** BEGIN DATA FOR THIS EXERCISE **

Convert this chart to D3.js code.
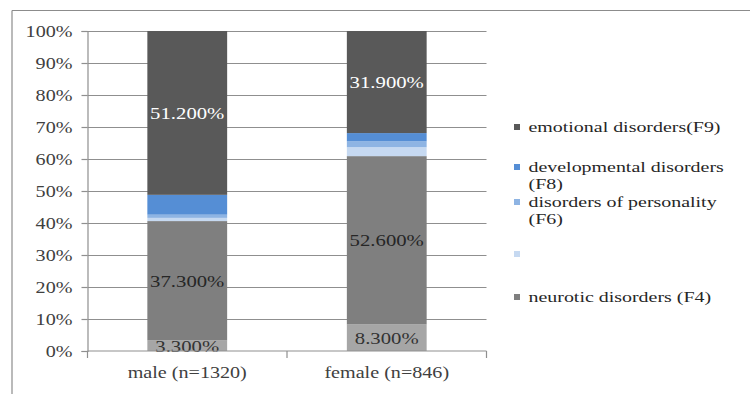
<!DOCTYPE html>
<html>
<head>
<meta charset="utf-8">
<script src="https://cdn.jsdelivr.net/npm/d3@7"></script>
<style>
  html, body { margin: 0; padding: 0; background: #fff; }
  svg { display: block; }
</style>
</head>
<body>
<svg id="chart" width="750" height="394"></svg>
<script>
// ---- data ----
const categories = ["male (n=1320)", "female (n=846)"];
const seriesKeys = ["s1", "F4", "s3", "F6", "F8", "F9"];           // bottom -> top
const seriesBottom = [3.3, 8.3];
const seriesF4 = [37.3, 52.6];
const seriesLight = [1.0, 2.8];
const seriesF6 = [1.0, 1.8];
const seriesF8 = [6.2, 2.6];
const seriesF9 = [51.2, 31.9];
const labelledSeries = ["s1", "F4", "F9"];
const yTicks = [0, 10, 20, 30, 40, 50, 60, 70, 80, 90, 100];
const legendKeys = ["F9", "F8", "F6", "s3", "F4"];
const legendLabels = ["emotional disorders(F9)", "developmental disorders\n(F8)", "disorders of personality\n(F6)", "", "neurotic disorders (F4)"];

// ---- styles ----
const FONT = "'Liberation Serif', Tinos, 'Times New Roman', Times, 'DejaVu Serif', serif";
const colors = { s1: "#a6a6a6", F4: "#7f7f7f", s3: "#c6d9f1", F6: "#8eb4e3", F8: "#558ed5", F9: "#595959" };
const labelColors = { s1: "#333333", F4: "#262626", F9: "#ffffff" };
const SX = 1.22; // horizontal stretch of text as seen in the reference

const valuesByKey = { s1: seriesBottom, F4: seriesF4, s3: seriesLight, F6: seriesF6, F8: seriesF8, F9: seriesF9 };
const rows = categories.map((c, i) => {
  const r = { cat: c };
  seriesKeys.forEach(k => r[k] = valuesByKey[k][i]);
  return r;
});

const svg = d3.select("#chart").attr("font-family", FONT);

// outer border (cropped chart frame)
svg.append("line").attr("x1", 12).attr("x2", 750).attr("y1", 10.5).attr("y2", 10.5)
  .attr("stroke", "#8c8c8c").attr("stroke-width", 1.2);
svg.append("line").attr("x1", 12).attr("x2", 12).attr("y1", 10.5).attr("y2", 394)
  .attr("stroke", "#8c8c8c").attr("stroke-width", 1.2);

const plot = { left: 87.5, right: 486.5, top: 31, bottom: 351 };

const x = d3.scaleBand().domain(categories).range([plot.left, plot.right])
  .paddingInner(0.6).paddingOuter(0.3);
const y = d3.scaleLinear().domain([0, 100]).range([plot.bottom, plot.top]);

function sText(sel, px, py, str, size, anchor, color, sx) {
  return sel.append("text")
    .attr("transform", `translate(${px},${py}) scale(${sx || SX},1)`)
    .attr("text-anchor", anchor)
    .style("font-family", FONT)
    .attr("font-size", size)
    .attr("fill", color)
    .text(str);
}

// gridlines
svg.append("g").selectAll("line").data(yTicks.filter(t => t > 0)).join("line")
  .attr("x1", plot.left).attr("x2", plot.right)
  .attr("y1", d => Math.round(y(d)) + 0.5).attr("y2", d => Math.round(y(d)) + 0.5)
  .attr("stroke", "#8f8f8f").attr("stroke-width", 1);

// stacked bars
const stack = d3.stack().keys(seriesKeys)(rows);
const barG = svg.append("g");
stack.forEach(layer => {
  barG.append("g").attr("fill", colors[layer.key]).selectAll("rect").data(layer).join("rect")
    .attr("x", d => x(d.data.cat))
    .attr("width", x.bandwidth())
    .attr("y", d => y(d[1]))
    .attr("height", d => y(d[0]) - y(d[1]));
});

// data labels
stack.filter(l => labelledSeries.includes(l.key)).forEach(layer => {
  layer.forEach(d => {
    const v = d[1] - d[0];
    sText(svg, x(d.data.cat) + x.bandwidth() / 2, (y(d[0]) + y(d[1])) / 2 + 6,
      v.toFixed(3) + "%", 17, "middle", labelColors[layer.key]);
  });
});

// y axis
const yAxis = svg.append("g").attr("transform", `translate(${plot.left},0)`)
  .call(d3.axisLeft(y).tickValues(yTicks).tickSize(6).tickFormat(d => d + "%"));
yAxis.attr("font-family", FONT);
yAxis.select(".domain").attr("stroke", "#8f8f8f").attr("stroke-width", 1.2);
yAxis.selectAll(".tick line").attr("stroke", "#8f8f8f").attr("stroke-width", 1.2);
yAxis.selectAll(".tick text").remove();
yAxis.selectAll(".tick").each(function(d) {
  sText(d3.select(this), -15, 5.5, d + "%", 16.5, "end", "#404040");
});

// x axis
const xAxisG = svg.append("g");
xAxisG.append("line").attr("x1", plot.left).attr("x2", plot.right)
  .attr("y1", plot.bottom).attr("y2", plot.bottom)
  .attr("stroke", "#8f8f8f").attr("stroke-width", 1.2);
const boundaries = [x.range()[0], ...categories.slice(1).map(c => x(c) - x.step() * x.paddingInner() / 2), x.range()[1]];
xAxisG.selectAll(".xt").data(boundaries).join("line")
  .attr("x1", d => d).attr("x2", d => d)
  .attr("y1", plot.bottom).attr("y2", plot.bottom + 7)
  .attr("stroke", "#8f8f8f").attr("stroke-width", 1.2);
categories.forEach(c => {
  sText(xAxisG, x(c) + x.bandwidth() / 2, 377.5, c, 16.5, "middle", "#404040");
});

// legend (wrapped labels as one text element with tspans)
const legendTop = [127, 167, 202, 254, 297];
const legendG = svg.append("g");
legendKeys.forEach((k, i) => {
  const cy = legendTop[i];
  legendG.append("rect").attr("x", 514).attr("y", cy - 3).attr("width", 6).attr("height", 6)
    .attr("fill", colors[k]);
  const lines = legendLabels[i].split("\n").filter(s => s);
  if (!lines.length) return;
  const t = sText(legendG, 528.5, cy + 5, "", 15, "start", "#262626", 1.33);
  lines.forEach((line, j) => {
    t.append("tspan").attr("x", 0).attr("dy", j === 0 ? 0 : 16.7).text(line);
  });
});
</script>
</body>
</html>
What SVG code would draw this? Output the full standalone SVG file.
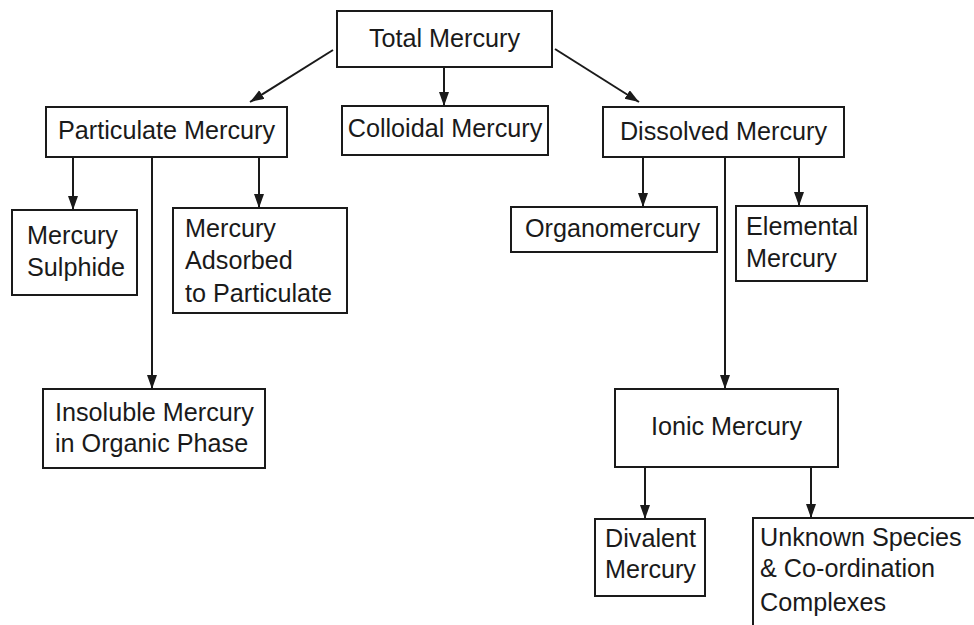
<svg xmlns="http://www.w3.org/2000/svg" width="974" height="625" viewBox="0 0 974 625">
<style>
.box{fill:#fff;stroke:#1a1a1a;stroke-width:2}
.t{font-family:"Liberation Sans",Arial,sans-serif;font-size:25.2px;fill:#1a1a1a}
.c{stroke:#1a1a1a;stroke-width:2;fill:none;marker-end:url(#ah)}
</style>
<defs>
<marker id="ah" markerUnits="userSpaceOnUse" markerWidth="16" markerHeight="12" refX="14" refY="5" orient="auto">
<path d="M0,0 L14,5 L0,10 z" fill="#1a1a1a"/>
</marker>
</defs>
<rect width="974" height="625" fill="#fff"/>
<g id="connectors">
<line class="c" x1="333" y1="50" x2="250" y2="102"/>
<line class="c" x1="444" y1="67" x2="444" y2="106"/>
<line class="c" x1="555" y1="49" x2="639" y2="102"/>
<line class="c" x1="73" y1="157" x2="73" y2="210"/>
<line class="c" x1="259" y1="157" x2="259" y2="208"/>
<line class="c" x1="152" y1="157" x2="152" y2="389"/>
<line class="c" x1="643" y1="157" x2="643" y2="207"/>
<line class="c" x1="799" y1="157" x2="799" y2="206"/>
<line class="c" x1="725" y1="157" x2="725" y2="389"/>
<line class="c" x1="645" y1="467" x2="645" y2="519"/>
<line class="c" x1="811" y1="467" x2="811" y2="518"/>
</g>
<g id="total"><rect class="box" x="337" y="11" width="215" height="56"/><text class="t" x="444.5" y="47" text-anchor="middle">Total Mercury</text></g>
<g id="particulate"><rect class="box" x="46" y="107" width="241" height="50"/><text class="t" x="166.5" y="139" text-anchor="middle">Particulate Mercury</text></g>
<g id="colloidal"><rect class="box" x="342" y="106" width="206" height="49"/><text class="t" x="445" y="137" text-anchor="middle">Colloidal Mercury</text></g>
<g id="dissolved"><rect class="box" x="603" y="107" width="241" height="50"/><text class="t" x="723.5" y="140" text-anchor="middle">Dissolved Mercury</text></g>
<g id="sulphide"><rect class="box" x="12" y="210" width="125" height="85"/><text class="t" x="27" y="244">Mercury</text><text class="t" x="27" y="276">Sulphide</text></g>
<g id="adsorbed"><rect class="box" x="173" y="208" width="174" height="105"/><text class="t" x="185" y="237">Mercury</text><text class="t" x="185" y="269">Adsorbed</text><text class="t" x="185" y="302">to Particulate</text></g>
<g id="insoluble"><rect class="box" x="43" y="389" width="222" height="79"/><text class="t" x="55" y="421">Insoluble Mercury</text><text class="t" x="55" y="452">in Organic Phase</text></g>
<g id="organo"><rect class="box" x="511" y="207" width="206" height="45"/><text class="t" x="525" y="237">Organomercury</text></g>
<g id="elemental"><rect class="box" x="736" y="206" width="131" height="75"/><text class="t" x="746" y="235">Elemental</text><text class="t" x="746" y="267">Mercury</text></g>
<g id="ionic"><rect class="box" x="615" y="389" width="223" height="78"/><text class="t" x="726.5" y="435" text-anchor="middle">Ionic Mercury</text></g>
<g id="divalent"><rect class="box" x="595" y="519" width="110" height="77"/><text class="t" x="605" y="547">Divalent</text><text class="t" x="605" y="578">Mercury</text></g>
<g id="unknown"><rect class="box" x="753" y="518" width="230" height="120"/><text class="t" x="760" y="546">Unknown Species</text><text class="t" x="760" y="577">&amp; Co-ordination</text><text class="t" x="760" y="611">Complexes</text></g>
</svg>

** END DATA FOR THIS EXERCISE **

SHORT PROBLEM:
Go through the listing above and report how many of its lines contain the word "code", with only the number as output.

TASK SOLUTION:
2